I need to calculate numbers based around days elasped, for example - pseudo code
$count_only = array('monday', 'wednesday', 'friday'); //count only these days
$start_date = 1298572294; // a day in the past
$finish_date = 1314210695; //another day
$var = number_of_days_between($start_date, $finish_date, $count_only);
Is there a way determine how many full days have elapsed, while only counting certain days?
You can simplify this considerably by calculating how many complete weeks fall between the two specified dates, then do some math for the beginning/end partial weeks to account for dangling dates.
e.g.
$start_date = 1298572294; // Tuesday
$finish_date = 1314210695; // Wednesday
$diff = 1314210695-1298572294 = 15638401 -> ~181 days -> 25.8 weeks -> 25 full weeks.
Then it's just a simple matter of checking for the dangling dates:
Tuesday -> add 2 days for Wednesday+Friday to get to the end of the week
Wednesday -> add 1 day for Monday to get to the beginning on the week
Total countable days = (25 * 3) + 2 + 1 = 75 + 3 = 78 countable days
You could create a loop which goes to the next day in the $count_only array, from the $start_date and stopping (returning from the function) upon reaching the $end_date.
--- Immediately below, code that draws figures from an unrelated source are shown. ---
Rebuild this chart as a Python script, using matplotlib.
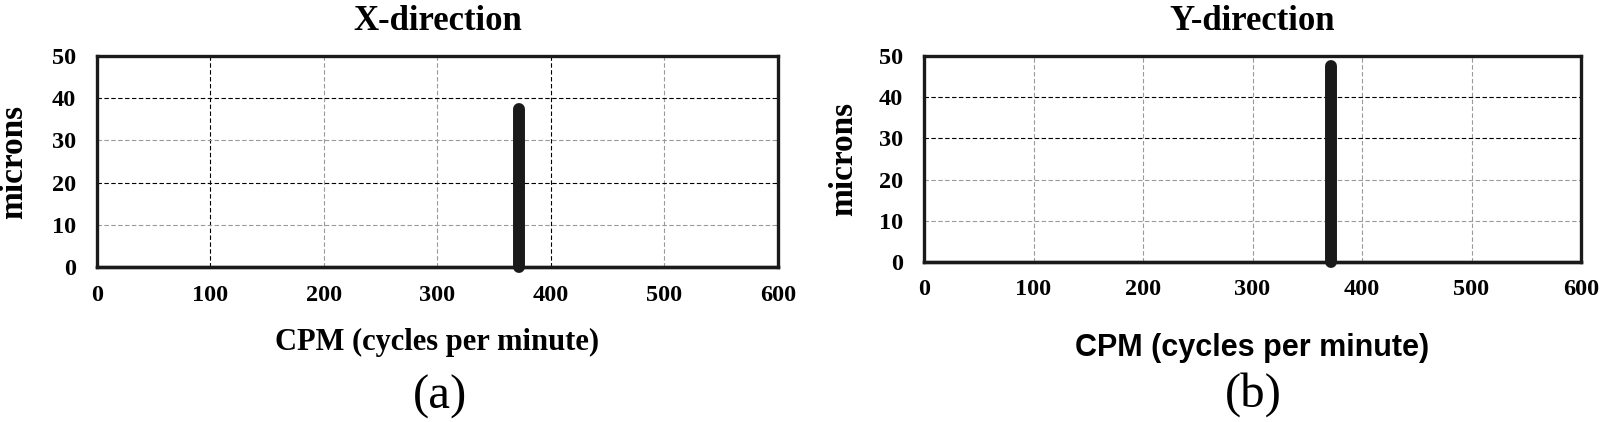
import matplotlib
matplotlib.use("Agg")
import matplotlib.pyplot as plt

# spectrum data (CPM vs microns)
cpm_range = [0, 600]
peak_cpm = 372
peak_x = 37.5   # X-direction amplitude
peak_y = 47.5   # Y-direction amplitude

xticks = [0, 100, 200, 300, 400, 500, 600]
yticks = [0, 10, 20, 30, 40, 50]

titles = ["X-direction", "Y-direction"]
panel_tags = ["(a)", "(b)"]

serif = "Liberation Serif"
sans = "Liberation Sans"
W, H = 1600, 422

fig = plt.figure(figsize=(16, 4.22), dpi=100)
ax1 = fig.add_axes([97/W, 1-267/H, 681/W, 211/H])
ax2 = fig.add_axes([924/W, 1-262/H, 657/W, 206/H])

# grid line shades as they appear in the source (darker/lighter dashes)
grey = "#9a9a9a"
vgrid = [["k", grey, grey, "k", grey],
         [grey] * 5]
hgrid = [[grey, "k", grey, "k"],
         [grey, grey, "k", "k"]]

peaks = [peak_x, peak_y]
xlab_fonts = [serif, sans]
xlab_y = [-0.29, -0.345]

for i, ax in enumerate([ax1, ax2]):
    ax.set_xlim(cpm_range)
    ax.set_ylim(0, 50)
    ax.set_xticks(xticks)
    ax.set_yticks(yticks)
    for xv, c in zip(xticks[1:-1], vgrid[i]):
        ax.axvline(xv, color=c, lw=0.8, ls=(0, (4, 2.2)), zorder=1)
    for yv, c in zip(yticks[1:-1], hgrid[i]):
        ax.axhline(yv, color=c, lw=0.8, ls=(0, (4, 2.2)), zorder=1)
    # baseline of spectrum
    ax.plot(cpm_range, [0, 0], color="#1a1a1a", lw=2.4, zorder=3, clip_on=False)
    # peak
    ax.plot([peak_cpm, peak_cpm], [0, peaks[i]], color="#1a1a1a", lw=8.6,
            solid_capstyle="round", zorder=4, clip_on=False)
    for s in ax.spines.values():
        s.set_linewidth(2.4)
        s.set_color("#1a1a1a")
    ax.tick_params(axis="y", length=0, pad=15)
    ax.tick_params(axis="x", length=0, pad=13 if i == 0 else 12)
    for lab in ax.get_xticklabels() + ax.get_yticklabels():
        lab.set_fontfamily(serif)
        lab.set_fontweight("bold")
        lab.set_fontsize(17.5)
    ax.set_title(titles[i], fontfamily=serif, fontweight="bold", fontsize=25, pad=19)
    ax.set_ylabel("microns", fontfamily=serif, fontweight="bold", fontsize=24)
    ax.yaxis.set_label_coords(-0.099, 0.5)
    ax.set_xlabel("CPM (cycles per minute)", fontfamily=xlab_fonts[i],
                  fontweight="bold", fontsize=22)
    ax.xaxis.set_label_coords(0.5, xlab_y[i])

fig.text(440/W, 1-397/H, panel_tags[0], fontfamily=serif, fontsize=35,
         ha="center", va="center")
fig.text(1253/W, 1-395/H, panel_tags[1], fontfamily=serif, fontsize=35,
         ha="center", va="center")

fig.savefig("out.png", dpi=100)
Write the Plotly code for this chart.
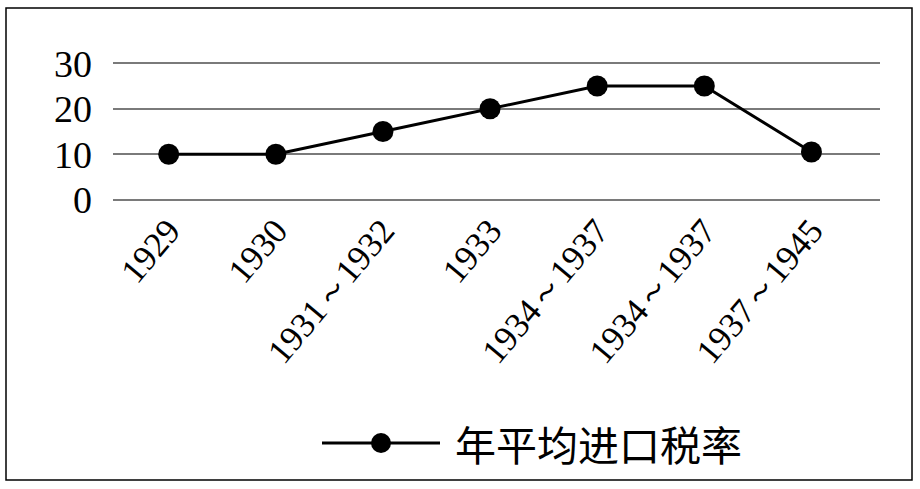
import plotly.graph_objects as go

# data
periods = ["1929", "1930", "1931～1932", "1933", "1934～1937", "1934～1937", "1937～1945"]
tax_rate = [10, 10, 15, 20, 25, 25, 10.5]
y_ticks = [0, 10, 20, 30]
legend_name = "年平均进口税率"

# canvas / plot-area in pixels
W, H = 920, 489
L, R, T, B = 113, 880, 61, 202


def px_x(x):
    return (x - L) / (R - L)


def px_y(y):
    return (B - y) / (B - T)


idx = list(range(len(periods)))

fig = go.Figure()
fig.add_trace(go.Scatter(
    x=idx, y=tax_rate, mode="lines+markers", name=legend_name,
    line=dict(color="black", width=3),
    marker=dict(color="black", size=21),
    showlegend=False,
))

serif = "Liberation Serif, Times New Roman, serif"

fig.update_layout(
    width=W, height=H,
    margin=dict(l=L, r=W - R, t=T, b=H - B),
    paper_bgcolor="white", plot_bgcolor="white",
    xaxis=dict(
        range=[-0.52, 6.64],
        tickmode="array", tickvals=idx, ticktext=periods,
        tickangle=-50, showgrid=False, zeroline=False, showline=False,
        ticks="", tickfont=dict(family=serif, size=35, color="black"),
    ),
    yaxis=dict(
        range=[-0.5, 30.5],
        tickmode="array", tickvals=y_ticks,
        showgrid=True, gridcolor="#7a7a7a", gridwidth=2,
        zeroline=False, showline=False, ticks="",
        ticklabelstandoff=20,
        tickfont=dict(family=serif, size=38, color="black"),
    ),
)

# hand-made legend (longer line than plotly's own legend symbol)
ly = px_y(443)
fig.add_shape(type="line", xref="paper", yref="paper",
              x0=px_x(322), x1=px_x(440), y0=ly, y1=ly,
              line=dict(color="black", width=3))
fig.add_shape(type="circle", xref="paper", yref="paper",
              xsizemode="pixel", ysizemode="pixel",
              xanchor=px_x(381), yanchor=ly,
              x0=-10, x1=10, y0=-10, y1=10,
              fillcolor="black", line=dict(color="black", width=0))
fig.add_annotation(xref="paper", yref="paper", x=px_x(453), y=ly,
                   xanchor="left", yanchor="middle", showarrow=False,
                   text=legend_name,
                   font=dict(family="Noto Sans CJK SC", size=41, color="black"))

# outer frame
fig.add_shape(type="rect", xref="paper", yref="paper",
              x0=px_x(6), x1=px_x(912), y0=px_y(480), y1=px_y(8),
              line=dict(color="black", width=1.5), layer="below")

fig.write_html("out.html", config={"displayModeBar": False},
               post_script="document.body.style.margin='0';")
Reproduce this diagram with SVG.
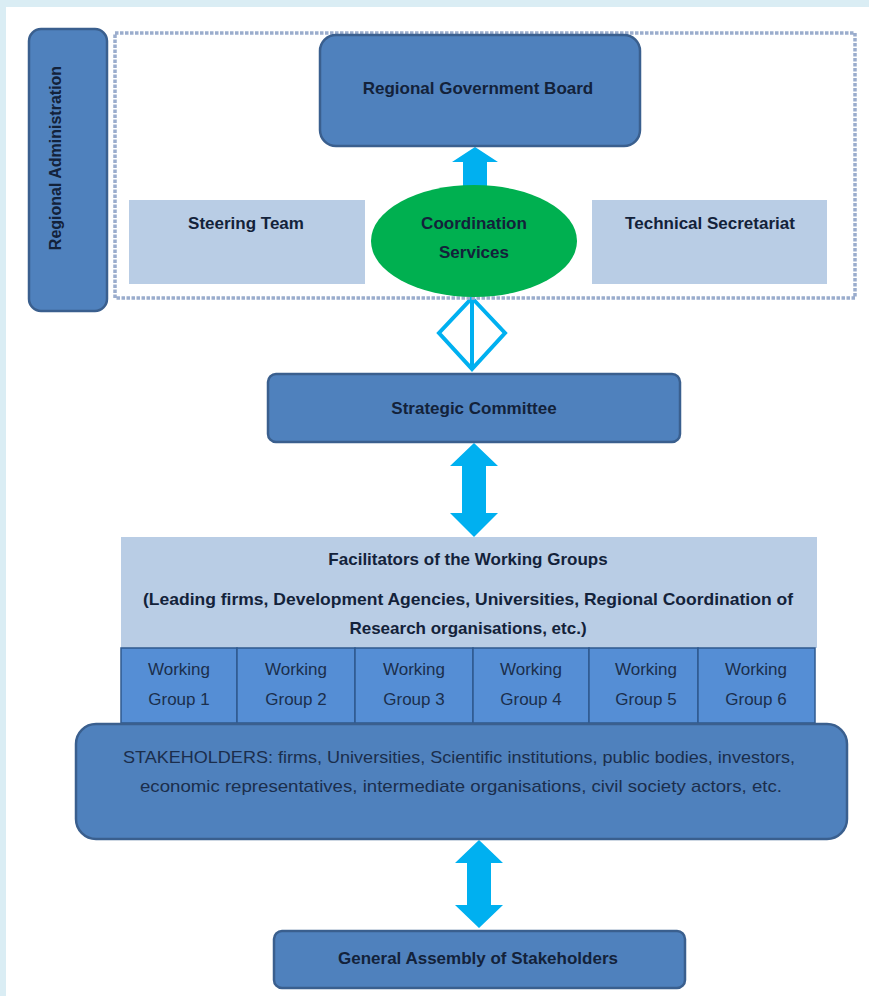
<svg xmlns="http://www.w3.org/2000/svg" width="869" height="996" viewBox="0 0 869 996">
<style>
.bg{fill:#daedf4}
.dark{fill:#4f81bd;stroke:#3a5f8e;stroke-width:2.5}
.light{fill:#b9cde5}
.wg{fill:#558ed5;stroke:#2f5a8f;stroke-width:1.5}
.arrow{fill:#00b0f0}
.b{font-family:"Liberation Sans",Arial,sans-serif;font-weight:bold;font-size:17px;fill:#13223a;text-anchor:middle}
.n{font-family:"Liberation Sans",Arial,sans-serif;font-size:17px;fill:#1b2e4c;text-anchor:middle}
</style>
<rect class="bg" x="0" y="0" width="869" height="996"/>
<rect x="6" y="7" width="863" height="989" fill="#ffffff"/>

<g id="connectors">
  <polygon class="arrow" points="475,147 498,162 487,162 487,190 463,190 463,162 452,162"/>
  <g fill="none" stroke="#00b0f0" stroke-width="4">
    <polygon points="472,298 505,333 472,369 439,333"/>
    <line x1="472" y1="298" x2="472" y2="369"/>
  </g>
  <polygon class="arrow" points="474,443 498,466 486,466 486,513 498,513 474,537 450,513 462,513 462,466 450,466"/>
  <polygon class="arrow" points="479,840 503,863 491,863 491,905 503,905 479,928 455,905 467,905 467,863 455,863"/>
</g>

<g id="dotted-frame">
  <rect x="115" y="33" width="740" height="265" fill="none" stroke="#9badcd" stroke-width="3.5" stroke-dasharray="3.5 1.5"/>
</g>

<g id="regional-administration">
  <rect class="dark" x="29" y="29" width="78" height="282" rx="12"/>
  <text class="b" transform="translate(61,158) rotate(-90)" style="font-size:16px">Regional Administration</text>
</g>

<g id="regional-government-board">
  <rect class="dark" x="320" y="35" width="320" height="111" rx="16"/>
  <text class="b" x="478" y="94">Regional Government Board</text>
</g>

<g id="steering-team">
  <rect class="light" x="129" y="200" width="236" height="84"/>
  <text class="b" x="246" y="229">Steering Team</text>
</g>

<g id="technical-secretariat">
  <rect class="light" x="592" y="200" width="235" height="84"/>
  <text class="b" x="710" y="229">Technical Secretariat</text>
</g>

<g id="coordination-services">
  <ellipse cx="474" cy="241" rx="103" ry="56" fill="#00b050"/>
  <text class="b" x="474" y="229">Coordination</text>
  <text class="b" x="474" y="258">Services</text>
</g>

<g id="strategic-committee">
  <rect class="dark" x="268" y="374" width="412" height="68" rx="8"/>
  <text class="b" x="474" y="414">Strategic Committee</text>
</g>

<g id="facilitators">
  <rect class="light" x="121" y="537" width="696" height="111"/>
  <text class="b" x="468" y="565">Facilitators of the Working Groups</text>
  <text class="b" x="468" y="605" textLength="650" lengthAdjust="spacingAndGlyphs">(Leading firms, Development Agencies, Universities, Regional Coordination of</text>
  <text class="b" x="468" y="634">Research organisations, etc.)</text>
</g>

<g id="working-group-1">
  <rect class="wg" x="121" y="648" width="116" height="75"/>
  <text class="n" x="179" y="675">Working</text>
  <text class="n" x="179" y="705">Group 1</text>
</g>
<g id="working-group-2">
  <rect class="wg" x="237" y="648" width="118" height="75"/>
  <text class="n" x="296" y="675">Working</text>
  <text class="n" x="296" y="705">Group 2</text>
</g>
<g id="working-group-3">
  <rect class="wg" x="355" y="648" width="118" height="75"/>
  <text class="n" x="414" y="675">Working</text>
  <text class="n" x="414" y="705">Group 3</text>
</g>
<g id="working-group-4">
  <rect class="wg" x="473" y="648" width="116" height="75"/>
  <text class="n" x="531" y="675">Working</text>
  <text class="n" x="531" y="705">Group 4</text>
</g>
<g id="working-group-5">
  <rect class="wg" x="589" y="648" width="109" height="75"/>
  <text class="n" x="646" y="675">Working</text>
  <text class="n" x="646" y="705">Group 5</text>
</g>
<g id="working-group-6">
  <rect class="wg" x="698" y="648" width="117" height="75"/>
  <text class="n" x="756" y="675">Working</text>
  <text class="n" x="756" y="705">Group 6</text>
</g>

<g id="stakeholders">
  <rect class="dark" x="76" y="724" width="771" height="115" rx="20"/>
  <text class="n" x="459" y="763" textLength="672" lengthAdjust="spacingAndGlyphs">STAKEHOLDERS: firms, Universities, Scientific institutions, public bodies, investors,</text>
  <text class="n" x="461" y="792" textLength="642" lengthAdjust="spacingAndGlyphs">economic representatives, intermediate organisations, civil society actors, etc.</text>
</g>

<g id="general-assembly">
  <rect class="dark" x="274" y="931" width="411" height="57" rx="8"/>
  <text class="b" x="478" y="964">General Assembly of Stakeholders</text>
</g>
</svg>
function number_of_days_between($start_date, $finish_date, $count_only) {
$count = 0;
$start = new DateTime("#$start_date");
$end = new DateTime("#$finish_date");
$days = new InfiniteIterator(new ArrayIterator($count_only));
foreach ($days as $day) {
$count++;
$start->modify("next $day");
if ($start > $end) {
return $count;
}
}
}
Of course there is a way :-)
The days that have been elapsed is simply
$elapsed_days = floor(($finish_date-$start_date) / 86400);
This will not get the result you need. What you could do is the following (pesudo)code:
$elapsed_days = floor(($finish_date-$start_date) / 86400);
for(int $i=0;$i<$elapsed_days;$i++){
$act_day_name = strtolower(date('l',$start_date+$i*86400));
if(in_array($act_day_name,$count_only){
// found matching day
}
}
What I do:
I iterate over every day which is between the both dates, get the day-name with date('l'); and check if it's within the array.
There may be some fine tuning need to be done, but this should get you going.
Just a bit faster approach than "iterating through all days":
$count_only = array(1, 3, 5); // days numbers from getdate() function
$start_date = 1298572294;
$finish_date = 1314210695;
function days($start_date, $finish_date, $count_only)
{
$cnt = 0;
// iterate over 7 days
for ($deltaDays = 0; $deltaDays < 7; $deltaDays++)
{
$rangeStart = $start_date + $deltaDays * 86400;
// check the weekday of rangeStart
$d = getDate($rangeStart);
if (in_array($d['wday'], $count_only))
{
$cnt += ceil(($finish_date - $rangeStart) / 604800);
}
}
return $cnt;
}
The idea is to count number of weeks using some additional offsets for mondays, tuesdays, wednesdays etc.